Store your scraper IDs. After calling create_scraper(), save the returned scraper_id to a database or config file. Every subsequent run on the same extraction pattern should use rerun_scraper() or bulk_rerun_ai_scraper() with that ID — not a fresh create_scraper() call. This is both more efficient and keeps your extraction history organized.

Conclusion

A scraping browser makes web automation production-grade — handling the infrastructure layer (proxies, fingerprinting, CAPTCHAs) so your code focuses on the automation logic that actually matters. Whether you're fetching raw HTML for custom processing, extracting structured data with AI-powered natural language instructions, or crawling an entire site, the MrScraper SDK gives you the right tool for each scenario.
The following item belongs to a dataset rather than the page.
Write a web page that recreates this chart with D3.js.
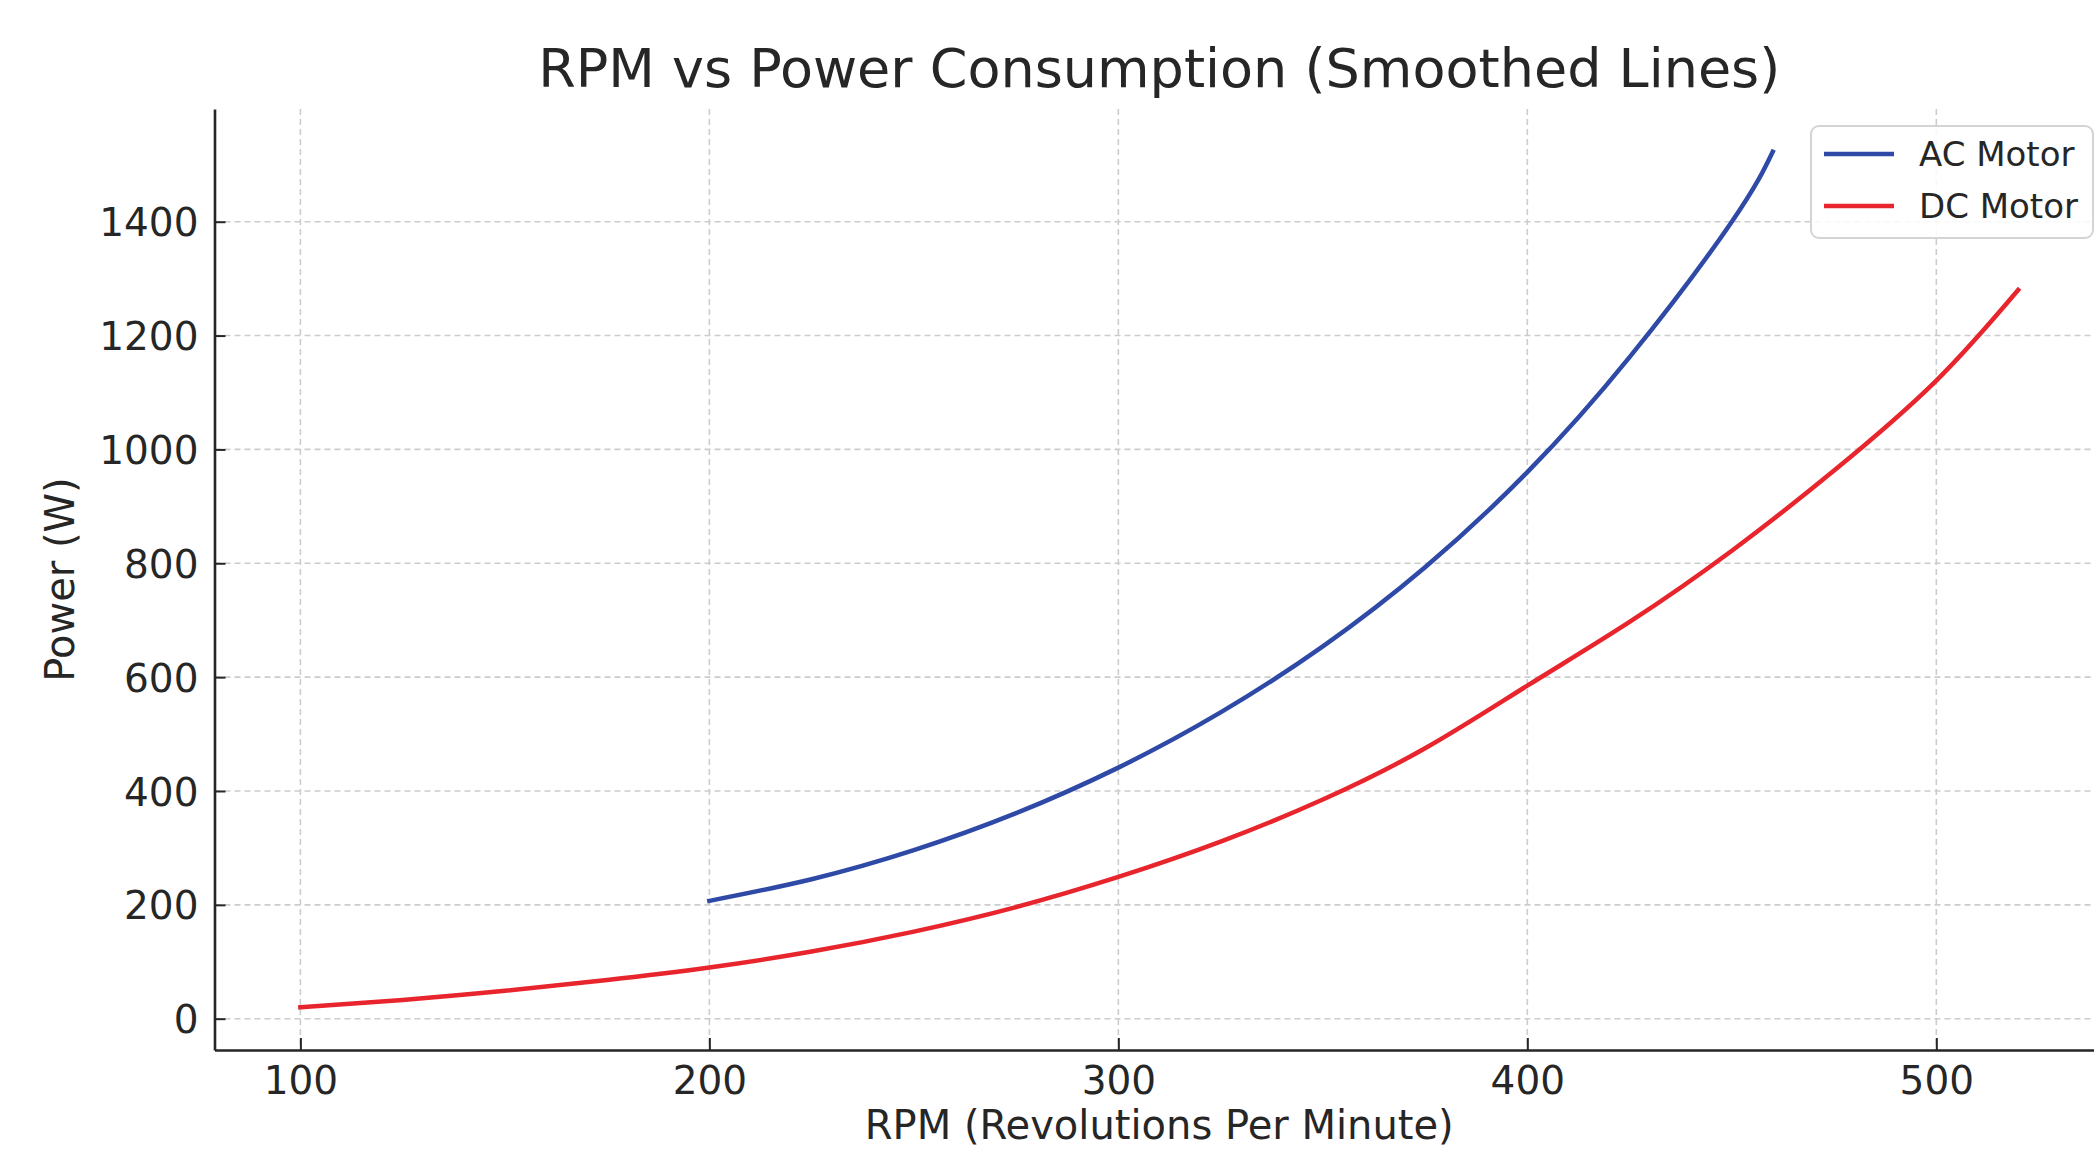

Start with fetch_html for quick HTML retrieval. Graduate to create_scraper with the appropriate agent for structured extraction. Use bulk_rerun_ai_scraper for efficient multi-URL pipelines. And keep your scraper IDs — every rerun on an existing configuration is faster and more cost-efficient than creating a new one.

What We Learned

from mrscraper import MrScraper is the correct Python import — initialized as client = MrScraper(token=...), with all methods async and requiring asyncio
fetch_html returns rendered HTML directly — ideal for custom parsing pipelines; set block_resources=True to skip images and CSS for 40–60% faster fetches on text-heavy targets
Three agent types cover all automation use cases: "general" for single pages, "listing" for paginated content with max_pages, and "map" for full-site crawls with depth and pattern controls
Python uses proxy_country (snake_case), Node.js uses proxyCountry (camelCase) — this is the most common cross-SDK mistake to watch for
bulk_rerun_ai_scraper() is significantly more efficient than looping rerun_scraper() — always prefer bulk operations when running the same scraper against multiple URLs
Save your scraper_id after create_scraper() — reruns on an existing scraper ID are more efficient than creating new scrapers for the same extraction pattern

FAQ

What's the difference between fetch_html and create_scraper?fetch_html returns raw rendered HTML — you get the full page source after JavaScript execution, and you parse it yourself. create_scraper runs the AI extraction layer on top: you describe what data you want in plain English, and it returns structured JSON with the extracted fields. Use fetch_html when you have existing parsing logic; use create_scraper when you want the AI to handle extraction automatically.
Do I need to handle proxy configuration myself? No — the proxy_country / geoCode parameter is all you need. MrScraper handles residential proxy selection, rotation, and session management at the infrastructure level. There's no proxy provider account to configure, no IP list to manage, and no rotation code to write.
How do I know when a scraper job has finished?create_scraper() and rerun_scraper() return immediately with a job ID. Poll get_result_by_id(result_id) to check job status, or use MrScraper's webhook feature (configurable in the dashboard) to receive a POST request when the result is ready. Webhooks are the recommended approach for production pipelines to avoid unnecessary polling.
Can I use the Node.js SDK in a CommonJS project? The Node.js SDK requires ES Modules — set "type": "module" in your package.json. CommonJS (require()) is not supported. If you're in a CommonJS environment, use dynamic import() or switch to the REST API directly.
What happens if I call create_scraper() on the same URL repeatedly instead of using rerun_scraper()? It works but creates a new scraper configuration each time, which consumes more resources and doesn't associate results with a single scraper history. Use create_scraper() once to establish the configuration, save the returned scraper_id, then use rerun_scraper() or bulk_rerun_ai_scraper() with that ID for all subsequent runs on the same extraction pattern.